The bill being introduced today would direct the Treasury Department to identify banks and crypto companies abroad that “knowingly” facilitate payments to designated terror groups beyond Hezbollah and sanction them.

The crypto sector should also take note of a provision — lifted from the CANSEE Act — that will also be included in the Terrorism Financing Prevention Act. The section would give the Financial Crimes Enforcement Network the authority to restrict accounts suspected of money laundering beyond U.S. bank accounts.

That means the federal government would in effect have an easier time restricting the flow of terror funding involving digital asset firms and decentralized finance companies.

It’s an interesting time for money laundering and terror financing reform in Congress. There are a lot of senior lawmakers pushing for reforms these days, and most of them are directed at crypto.

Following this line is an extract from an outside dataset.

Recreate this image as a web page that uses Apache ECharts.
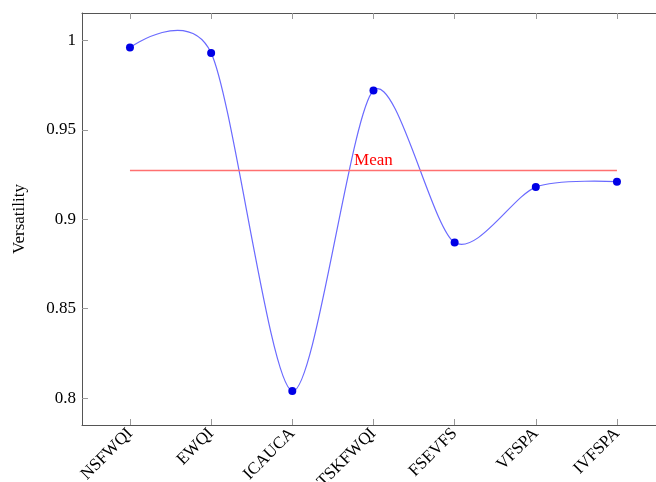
<!DOCTYPE html>
<html>
<head>
<meta charset="utf-8">
<script src="https://cdn.jsdelivr.net/npm/echarts@6/dist/echarts.min.js"></script>
<style>
  html, body { margin: 0; padding: 0; background: #fff; }
  #chart { width: 656px; height: 482px; }
</style>
</head>
<body>
<div id="chart"></div>
<script>
// Versatility score of each water quality index
const categories = ['NSFWQI', 'EWQI', 'ICAUCA', 'TSKFWQI', 'FSEVFS', 'VFSPA', 'IVFSPA'];
const versatility = [0.996, 0.993, 0.804, 0.972, 0.887, 0.918, 0.921];
const yTicks = [0.8, 0.85, 0.9, 0.95, 1];

const meanValue = versatility.reduce((a, b) => a + b, 0) / versatility.length;
const positions = categories.map((_, i) => i);
const points = versatility.map((v, i) => [i, v]);

// spline tension, applied in pixel space like a TikZ smooth plot
const TENSION = 0.1375;

const serif = '"Liberation Serif", "DejaVu Serif", serif';
const chart = echarts.init(document.getElementById('chart'), null, { renderer: 'canvas' });

const xBase = {
  type: 'value',
  min: -0.591,
  max: 6.481,
  splitLine: { show: false },
  axisLine: { show: true, onZero: false, lineStyle: { color: '#555', width: 1 } },
  axisTick: { show: true, inside: true, length: 6, customValues: positions, lineStyle: { color: '#999' } }
};

// one cubic segment from point i to point i + 1
function renderSegment(params, api) {
  const i = params.dataIndex;
  const n = points.length;
  if (i >= n - 1) return null;
  const p = k => api.coord(points[Math.max(0, Math.min(n - 1, k))]);
  const p0 = p(i - 1), p1 = p(i), p2 = p(i + 1), p3 = p(i + 2);
  const c1 = i === 0 ? p1 : [p1[0] + TENSION * (p2[0] - p0[0]), p1[1] + TENSION * (p2[1] - p0[1])];
  const c2 = i + 1 === n - 1 ? p2 : [p2[0] - TENSION * (p3[0] - p1[0]), p2[1] - TENSION * (p3[1] - p1[1])];
  return {
    type: 'bezierCurve',
    shape: { x1: p1[0], y1: p1[1], cpx1: c1[0], cpy1: c1[1], cpx2: c2[0], cpy2: c2[1], x2: p2[0], y2: p2[1] },
    style: { stroke: '#6a6aff', lineWidth: 1.2, fill: null }
  };
}

chart.setOption({
  animation: false,
  grid: { left: 82, right: 0, top: 13, bottom: 57, containLabel: false, outerBoundsMode: 'none' },
  xAxis: [
    Object.assign({}, xBase, {
      position: 'bottom',
      axisLabel: {
        customValues: positions,
        rotate: 45,
        margin: 6,
        fontFamily: serif,
        fontSize: 17,
        color: '#000',
        formatter: v => categories[Math.round(v)]
      }
    }),
    Object.assign({}, xBase, {
      position: 'top',
      axisLabel: { show: false }
    })
  ],
  yAxis: {
    type: 'value',
    min: 0.785,
    max: 1.0153,
    name: 'Versatility',
    nameLocation: 'middle',
    nameRotate: 90,
    nameGap: 54,
    nameTextStyle: { fontFamily: serif, fontSize: 17, color: '#000' },
    splitLine: { show: false },
    axisLine: { show: true, onZero: false, lineStyle: { color: '#555', width: 1 } },
    axisTick: { show: true, inside: true, length: 6, customValues: yTicks, lineStyle: { color: '#999' } },
    axisLabel: {
      customValues: yTicks,
      margin: 6,
      fontFamily: serif,
      fontSize: 17,
      color: '#000',
      formatter: v => String(Math.round(v * 100) / 100)
    }
  },
  series: [
    {
      type: 'custom',
      renderItem: renderSegment,
      data: points,
      silent: true,
      z: 2,
      markLine: {
        silent: true,
        symbol: ['none', 'none'],
        lineStyle: { color: '#ff7070', width: 1.3, type: 'solid' },
        label: {
          show: true,
          position: 'middle',
          formatter: 'Mean',
          color: '#ff0000',
          fontFamily: serif,
          fontSize: 17,
          distance: 1
        },
        data: [[{ coord: [0, meanValue] }, { coord: [6, meanValue] }]]
      }
    },
    {
      type: 'scatter',
      data: points,
      symbol: 'circle',
      symbolSize: 8,
      itemStyle: { color: '#0000e6', opacity: 1 },
      z: 3
    }
  ]
});
</script>
</body>
</html>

Case in point: This new bill comes just one day after the Senate Banking Committee hosted the CEOs of several systemically important banks to testify. Toward the end of that hearing, Sen. Elizabeth Warren (D-Mass.) pressed the executives on whether they believed crypto needed stronger AML restrictions, to which they responded: “Absolutely.”

Warren is pushing a distinct reform package with Sen. Roger Marshall (R-Kan.) and other senators, but the point remains: There is some real momentum starting to build behind money laundering reform in Congress.